WHAT YOU ARE ASKED TO DO: Keep only the lines where "this" appears.

━━━━━ INPUT RECORDS

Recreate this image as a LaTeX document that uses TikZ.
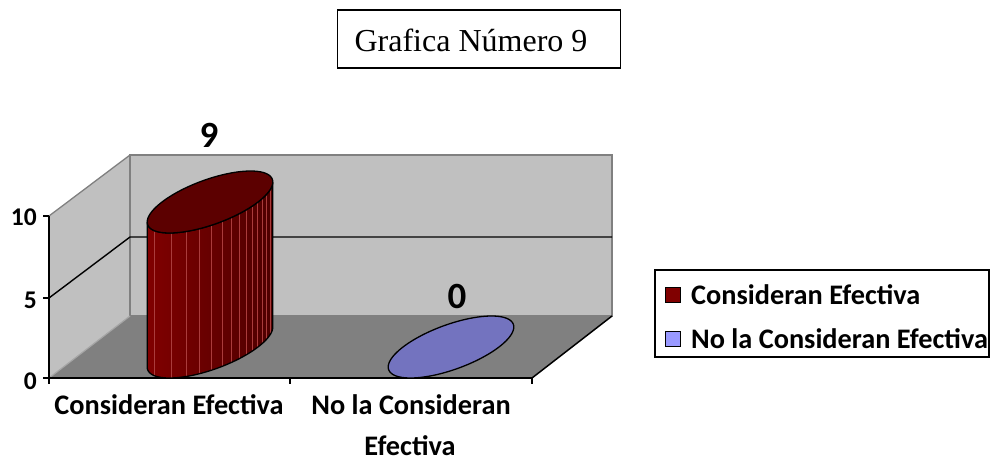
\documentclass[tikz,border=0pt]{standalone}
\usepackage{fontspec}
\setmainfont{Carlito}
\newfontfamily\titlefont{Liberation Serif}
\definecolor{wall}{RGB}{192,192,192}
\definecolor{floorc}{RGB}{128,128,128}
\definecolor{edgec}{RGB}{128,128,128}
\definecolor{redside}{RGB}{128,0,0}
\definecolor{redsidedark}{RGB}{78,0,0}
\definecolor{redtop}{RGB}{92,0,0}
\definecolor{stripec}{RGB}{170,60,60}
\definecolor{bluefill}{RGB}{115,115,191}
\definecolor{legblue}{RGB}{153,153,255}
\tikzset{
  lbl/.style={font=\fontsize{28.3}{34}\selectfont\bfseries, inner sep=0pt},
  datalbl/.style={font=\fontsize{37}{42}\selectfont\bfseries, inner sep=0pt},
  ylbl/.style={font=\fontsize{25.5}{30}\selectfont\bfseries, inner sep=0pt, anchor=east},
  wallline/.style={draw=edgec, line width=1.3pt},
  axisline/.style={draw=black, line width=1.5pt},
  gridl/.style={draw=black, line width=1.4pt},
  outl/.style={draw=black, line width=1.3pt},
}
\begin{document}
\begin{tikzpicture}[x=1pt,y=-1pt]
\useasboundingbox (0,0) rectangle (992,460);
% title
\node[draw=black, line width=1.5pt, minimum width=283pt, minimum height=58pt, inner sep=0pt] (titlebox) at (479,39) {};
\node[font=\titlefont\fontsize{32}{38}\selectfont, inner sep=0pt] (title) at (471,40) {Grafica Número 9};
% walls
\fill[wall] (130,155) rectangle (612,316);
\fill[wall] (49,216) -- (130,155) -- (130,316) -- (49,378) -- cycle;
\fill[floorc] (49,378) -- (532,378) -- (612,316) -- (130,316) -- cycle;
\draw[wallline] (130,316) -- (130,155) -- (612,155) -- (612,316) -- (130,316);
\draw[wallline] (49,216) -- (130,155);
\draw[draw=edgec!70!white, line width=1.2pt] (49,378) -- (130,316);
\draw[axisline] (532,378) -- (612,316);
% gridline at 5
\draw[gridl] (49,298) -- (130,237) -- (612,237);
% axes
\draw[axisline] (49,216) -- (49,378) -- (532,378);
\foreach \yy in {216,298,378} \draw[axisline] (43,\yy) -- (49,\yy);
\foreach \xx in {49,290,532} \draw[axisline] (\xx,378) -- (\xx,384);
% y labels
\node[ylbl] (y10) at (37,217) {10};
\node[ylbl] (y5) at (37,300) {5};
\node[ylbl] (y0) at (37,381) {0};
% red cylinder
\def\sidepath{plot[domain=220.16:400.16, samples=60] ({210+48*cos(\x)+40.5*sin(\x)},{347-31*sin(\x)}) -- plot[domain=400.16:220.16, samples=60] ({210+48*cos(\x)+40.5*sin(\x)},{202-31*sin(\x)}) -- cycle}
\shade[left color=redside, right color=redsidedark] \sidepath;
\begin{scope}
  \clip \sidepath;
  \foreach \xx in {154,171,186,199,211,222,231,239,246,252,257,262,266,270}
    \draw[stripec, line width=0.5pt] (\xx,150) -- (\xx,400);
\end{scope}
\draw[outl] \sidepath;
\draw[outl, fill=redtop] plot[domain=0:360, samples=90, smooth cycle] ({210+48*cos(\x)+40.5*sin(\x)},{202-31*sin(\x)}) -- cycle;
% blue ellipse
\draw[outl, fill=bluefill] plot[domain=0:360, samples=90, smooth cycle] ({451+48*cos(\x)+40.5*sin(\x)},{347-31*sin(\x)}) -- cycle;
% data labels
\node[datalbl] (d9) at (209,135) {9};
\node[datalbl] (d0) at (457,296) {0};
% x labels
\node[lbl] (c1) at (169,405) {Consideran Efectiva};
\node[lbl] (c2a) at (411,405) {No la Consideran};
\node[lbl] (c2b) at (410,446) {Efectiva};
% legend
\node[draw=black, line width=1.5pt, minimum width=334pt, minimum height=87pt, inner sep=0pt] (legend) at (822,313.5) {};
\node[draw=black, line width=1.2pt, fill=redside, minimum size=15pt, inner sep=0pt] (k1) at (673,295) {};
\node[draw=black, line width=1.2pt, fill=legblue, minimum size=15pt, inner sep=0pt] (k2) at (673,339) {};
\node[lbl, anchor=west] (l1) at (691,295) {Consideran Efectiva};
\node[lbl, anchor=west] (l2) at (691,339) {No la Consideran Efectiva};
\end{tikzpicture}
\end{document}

━━━━━━━━━━
━━━━━ INPUT RECORDS

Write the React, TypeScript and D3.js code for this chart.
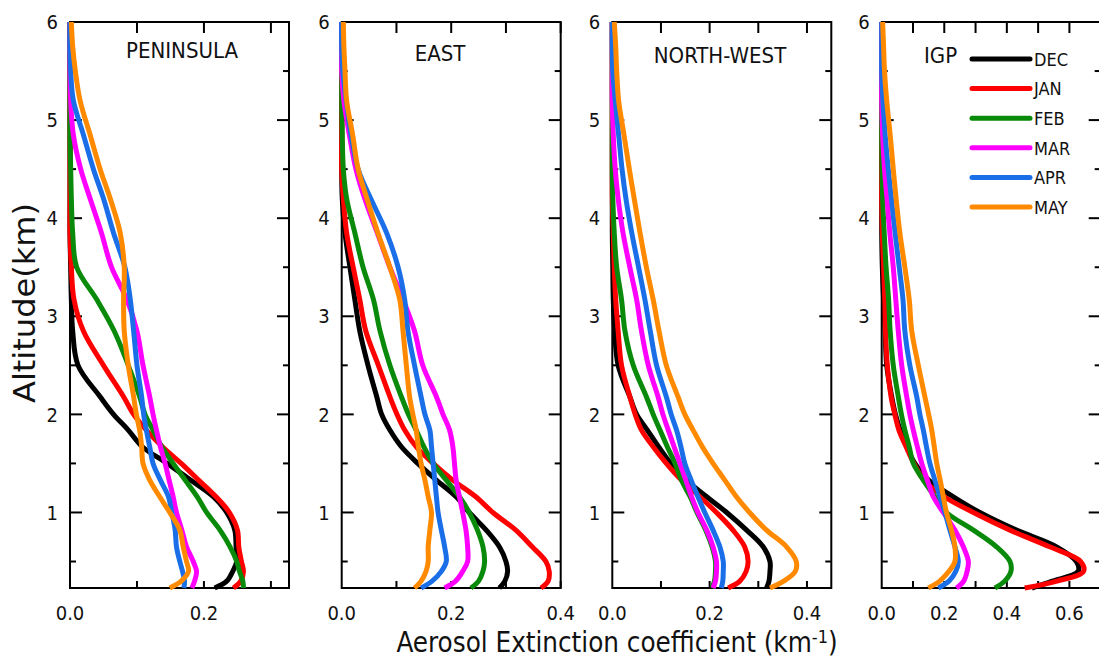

━━━━━━━━━━

COMPLETE OUTPUT:
Recreate this image as a LaTeX document that uses TikZ.
Write the React, TypeScript and D3.js code for this chart.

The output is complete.